The reduction of peak-flow rates was related partly to increased channel sinuosity and to development of floodplains and riparian woodlands. The increased sinuosity produced a reservoir effect that attenuated flood waves, and the development of flood-plains enabled flood waters to spread laterally, thereby increasing transmission losses. In addition, flow rates were probably affected by improved land use and changes of rainfall intensity and short-term rainfall patterns, which reduced runoff and decreased the time necessary for channel stabilization. Livestock grazing decreased steadily after the turn of the century, and numerous stock ponds and small water-retention structures were constructed in tributaries. The cumulative effect of these structures probably reduced peak-flow rates. Short-term rainfall patterns of the wet season (June 15–October 15) have probably changed from annual alternation of above- and below-average rainfall to a biennial or longer pattern.

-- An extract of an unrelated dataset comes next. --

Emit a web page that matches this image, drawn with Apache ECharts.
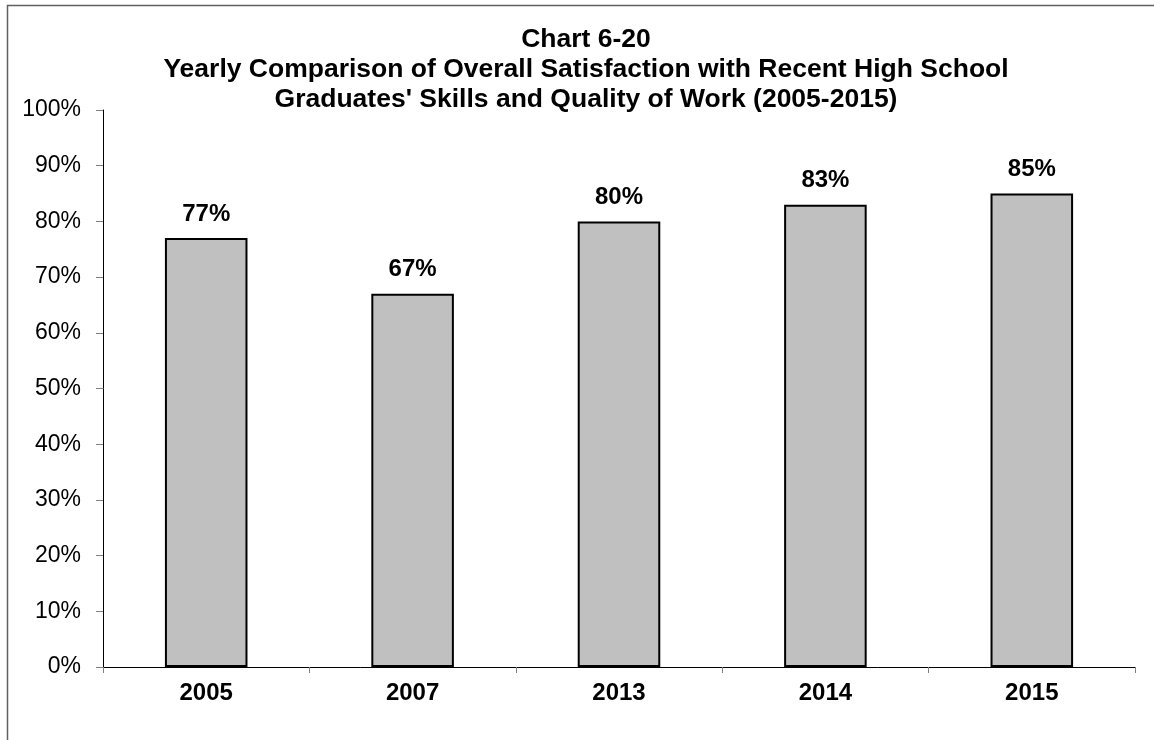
<!DOCTYPE html>
<html>
<head>
<meta charset="utf-8">
<style>
  html, body { margin: 0; padding: 0; background: #fff; }
  #chart { width: 1154px; height: 740px; }
</style>
<script src="https://cdn.jsdelivr.net/npm/echarts@6/dist/echarts.min.js"></script>
</head>
<body>
<div id="chart"></div>
<script>
// Survey years shown on the category axis
const years = ['2005', '2007', '2013', '2014', '2015'];
// Share of employers satisfied overall (percent)
const satisfaction = [77, 67, 80, 83, 85];
// Chart heading, one entry per line
const titleLines = [
  'Chart 6-20',
  'Yearly Comparison of Overall Satisfaction with Recent High School',
  "Graduates' Skills and Quality of Work (2005-2015)"
];

const FONT = 'Arial, "Liberation Sans", Helvetica, sans-serif';
const chart = echarts.init(document.getElementById('chart'));

chart.setOption({
  backgroundColor: '#fff',
  animation: false,
  graphic: [{
    type: 'rect',
    left: 5, top: 3,
    shape: { width: 1170, height: 760 },
    style: { fill: 'none', stroke: '#606060', lineWidth: 1.5 },
    silent: true
  }],
  title: {
    text: titleLines.join('\n'),
    left: 581,
    top: 20,
    textAlign: 'center',
    textStyle: {
      fontFamily: FONT, fontSize: 26.5, fontWeight: 'bold',
      color: '#000', lineHeight: 30
    }
  },
  grid: { left: 103, right: 19, top: 110, bottom: 73, containLabel: false },
  xAxis: {
    type: 'category',
    data: years,
    axisLine: { lineStyle: { color: '#000', width: 1 } },
    axisTick: { show: true, length: 6, lineStyle: { color: '#808080' } },
    axisLabel: {
      fontFamily: FONT, fontSize: 24, fontWeight: 'bold',
      color: '#000', margin: 14
    }
  },
  yAxis: {
    type: 'value',
    min: 0, max: 100, interval: 10,
    axisLine: { show: true, lineStyle: { color: '#000', width: 1 } },
    axisTick: { show: true, length: 7, lineStyle: { color: '#808080' } },
    splitLine: { show: false },
    axisLabel: {
      formatter: '{value}%',
      fontFamily: FONT, fontSize: 23, color: '#000', margin: 22
    }
  },
  series: [{
    type: 'bar',
    data: satisfaction,
    barWidth: '40%',
    itemStyle: { color: '#c0c0c0', borderColor: '#000', borderWidth: 2 },
    label: {
      show: true,
      position: 'top',
      distance: 12,
      formatter: '{c}%',
      fontFamily: FONT, fontSize: 24, fontWeight: 'bold', color: '#000'
    }
  }]
});
</script>
</body>
</html>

Moreover, frequency of low-intensity rainfall (daily rainfall less than about 1.27 cm) was consistently above average for the decade 1957–1967. These factors probably improved conditions for growth and establishment of vegetation both in and outside of the channel.

The causes of the large floods that resulted in entrenchment are poorly understood, although climate and land use were key factors. Floods followed closely the rapid settlement of the area brought about by mining activity in the late 1870s; population rose from a few hundred to 6,000 in less than 5 yr. Extensive wood cutting for mine timber and fuel, suppression of wildfire, and reintroduction of large cattle herds undoubtedly exacerbated entrenchment. Flood-producing wet-season rainfall in the Southwest, however, was unusually heavy before, during, and shortly after entrenchment.